With drops like that, surely bond investors are feeling some pain as well. Yes, benchmark Treasury yields have fallen significantly since April and July of 2011, and that would provide some support to corporate bonds. However, when companies are in serious trouble, not only does the stock price take a hit, but bond spreads widen, downgrades follow, and the bonds fall in price. But when it comes to the bonds of the companies mentioned above, all of them are holding firm with asking prices recently above par. Furthermore, none of the debt has been downgraded since the onslaught in the stocks began. And, despite each of the three stocks touching 52-week lows in June, the debt of those companies avoided the same fate.
In fact, Baker Hughes’ long-term bond, CUSIP 057224AZ0, has been rallying significantly during the entire massacre in its stock. Cliffs Natural’s long-term bond, CUSIP 18683KAC5, despite pulling back a couple points during the month of June, is still asking prices in the secondary market more than 10% above its 52-week low. Peabody Energy’s corporates are also showing strength. Even the recent four-trading-day 15.46% sell-off in the stock (June 21 through June 26) wasn’t enough to budge the bonds. While the stock was getting hammered, the bonds did a whole lot of nothing, remaining firmly over par.
If you want to know about the health of a company, you should certainly do the typical fundamental research commonly associated with investing. However, as part of your research, it may be useful to examine the performance of a company’s bonds. Bondholders reside above the equity in a company’s capital structure and care significantly about a return of their money rather than just a return ontheir money. Bondholders have done their homework as well, and if a company is truly struggling to survive, you will see stress in that company’s bonds. When it comes to Peabody Energy, Cliffs Natural Resources, and Baker Hughes, the kind of stress you might assume the bonds would be under as a result of the collapse of their stock prices simply isn’t showing up. For now, the market is sending the message that growth, not survival, is the problem with these companies. That can always change over time, and if you want to keep abreast of any changes, don’t forget to keep your eye on the corporate bonds.
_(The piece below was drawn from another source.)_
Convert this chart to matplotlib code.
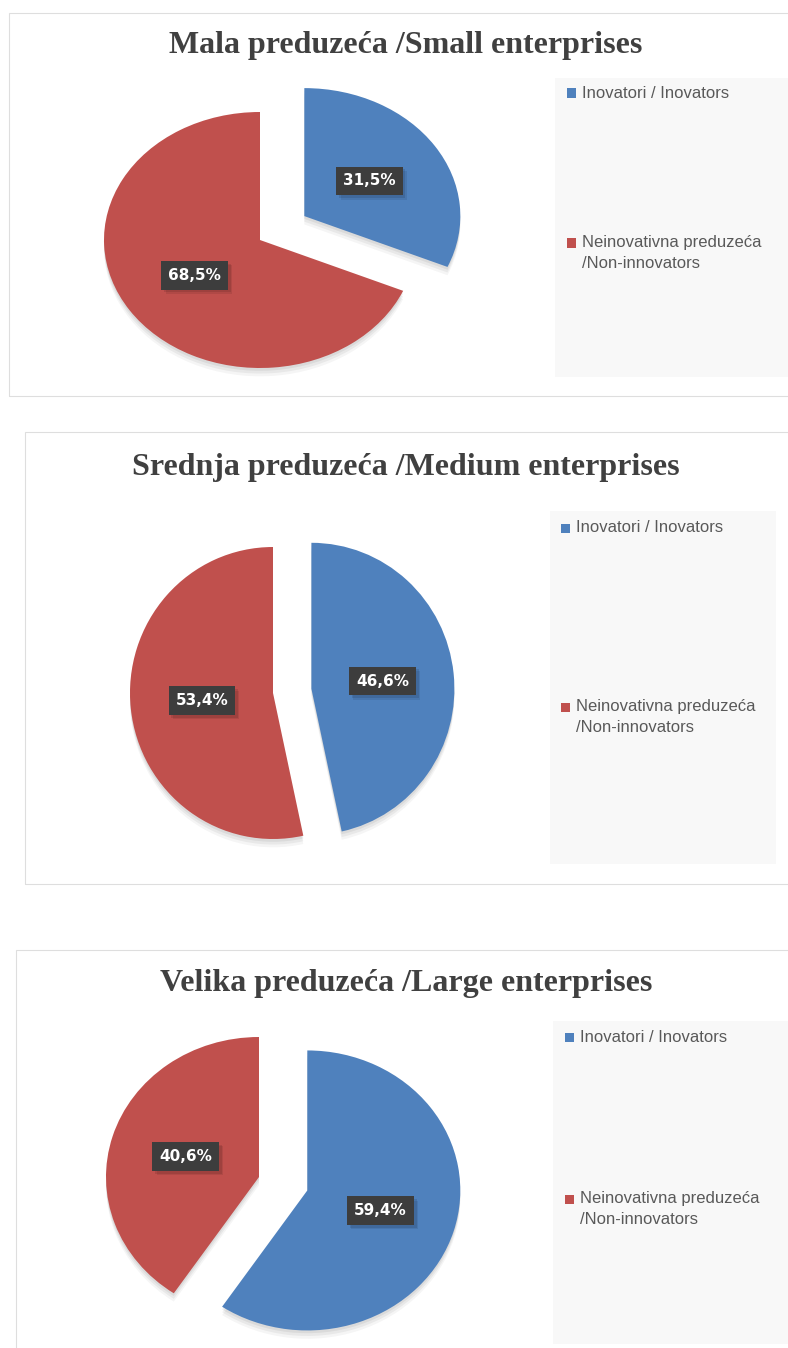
import matplotlib
matplotlib.use("Agg")
import matplotlib.pyplot as plt
from matplotlib.patches import Rectangle
import matplotlib.patheffects as pe

W, H = 788, 1348

titles = ["Mala preduzeća /Small enterprises",
          "Srednja preduzeća /Medium enterprises",
          "Velika preduzeća /Large enterprises"]
categories = ["Inovatori / Inovators", "Neinovativna preduzeća\n/Non-innovators"]
small_values = [31.5, 68.5]
medium_values = [46.6, 53.4]
large_values = [59.4, 40.6]
colors = ["#4F81BD", "#C0504D"]

panels = [
    dict(values=small_values, frame=(9, 13, 800, 396), title_y=45,
         center=(260, 240), rx=156, ry=128, explode=0.34,
         leg=(555, 78, 800, 377), leg_y=(93, 243), mk_x=567, tx_x=582),
    dict(values=medium_values, frame=(25, 432, 800, 884), title_y=467,
         center=(273, 693), rx=143, ry=146, explode=0.27,
         leg=(550, 511, 776, 864), leg_y=(528, 707), mk_x=561, tx_x=576),
    dict(values=large_values, frame=(16, 950, 800, 1360), title_y=983,
         center=(259, 1177), rx=153, ry=140, explode=0.33,
         leg=(553, 1021, 800, 1344), leg_y=(1037, 1199), mk_x=565, tx_x=580),
]

fig = plt.figure(figsize=(W / 100, H / 100), dpi=100)
fig.patch.set_facecolor("white")


def fx(x):
    return x / W


def fy(y):
    return 1 - y / H


def fmt(p):
    return f"{p:.1f}%".replace(".", ",")


for i, p in enumerate(panels):
    x0, y0, x1, y1 = p["frame"]
    fig.patches.append(Rectangle((fx(x0), fy(y1)), fx(x1 - x0), (y1 - y0) / H,
                                 transform=fig.transFigure, facecolor="none",
                                 edgecolor="#dedede", lw=0.8, zorder=-2))
    lx0, ly0, lx1, ly1 = p["leg"]
    fig.patches.append(Rectangle((fx(lx0), fy(ly1)), fx(lx1 - lx0), (ly1 - ly0) / H,
                                 transform=fig.transFigure, facecolor="#f8f8f8",
                                 edgecolor="none", zorder=-1))
    fig.text(fx(406), fy(p["title_y"]), titles[i], ha="center", va="center",
             fontsize=23, fontweight="bold", family="Liberation Serif",
             color="#404040")
    # legend
    for j, cat in enumerate(categories):
        yc = p["leg_y"][j]
        fig.patches.append(Rectangle((fx(p["mk_x"]), fy(yc + 4.5)), fx(9), 9 / H,
                                     transform=fig.transFigure,
                                     facecolor=colors[j], edgecolor="none", zorder=2))
        for k, line in enumerate(cat.split("\n")):
            fig.text(fx(p["tx_x"]), fy(yc + 21 * k), line, ha="left", va="center",
                     fontsize=12, family="Liberation Sans", color="#595959")
    # pie
    cx, cy = p["center"]
    rx, ry = p["rx"], p["ry"]
    L = 1.45
    ax = fig.add_axes([fx(cx - L * rx), fy(cy + L * ry), 2 * L * rx / W, 2 * L * ry / H])
    ax.patch.set_alpha(0)
    wedges, texts, autotexts = ax.pie(
        p["values"], colors=colors, startangle=90, counterclock=False,
        explode=[p["explode"], 0], autopct=fmt, pctdistance=0.5,
        wedgeprops=dict(linewidth=0))
    ax.set_aspect("auto")
    ax.set_xlim(-L, L)
    ax.set_ylim(-L, L)
    ax.axis("off")
    for w in wedges:
        w.set_path_effects([
            pe.SimplePatchShadow(offset=(0, -6), shadow_rgbFace="#000000", alpha=0.04),
            pe.SimplePatchShadow(offset=(0, -4), shadow_rgbFace="#000000", alpha=0.05),
            pe.SimplePatchShadow(offset=(0, -2), shadow_rgbFace="#000000", alpha=0.06),
            pe.Normal()])
    for t in autotexts:
        t.set_color("white")
        t.set_fontweight("bold")
        t.set_fontsize(11)
        t.set_family("DejaVu Sans")
        t.set_bbox(dict(boxstyle="square,pad=0.45", facecolor="#3d3d3d",
                        edgecolor="none"))
        t.get_bbox_patch().set_path_effects([
            pe.SimplePatchShadow(offset=(3, -3), shadow_rgbFace="#000000", alpha=0.08),
            pe.SimplePatchShadow(offset=(2, -2), shadow_rgbFace="#000000", alpha=0.1),
            pe.Normal()])

fig.savefig("out.png", dpi=100, facecolor="white")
Just because earnings take a hit doesn’t mean the company is at risk of failing. Stocks can lag for years without the bonds having to take a hit. That’s one advantage to being senior to the shareholders of a company. The equity will likely have more upside during good times, but it’s not a guarantee that the stock will always outperform the corporate bond. If it were guaranteed, everyone would just buy stocks.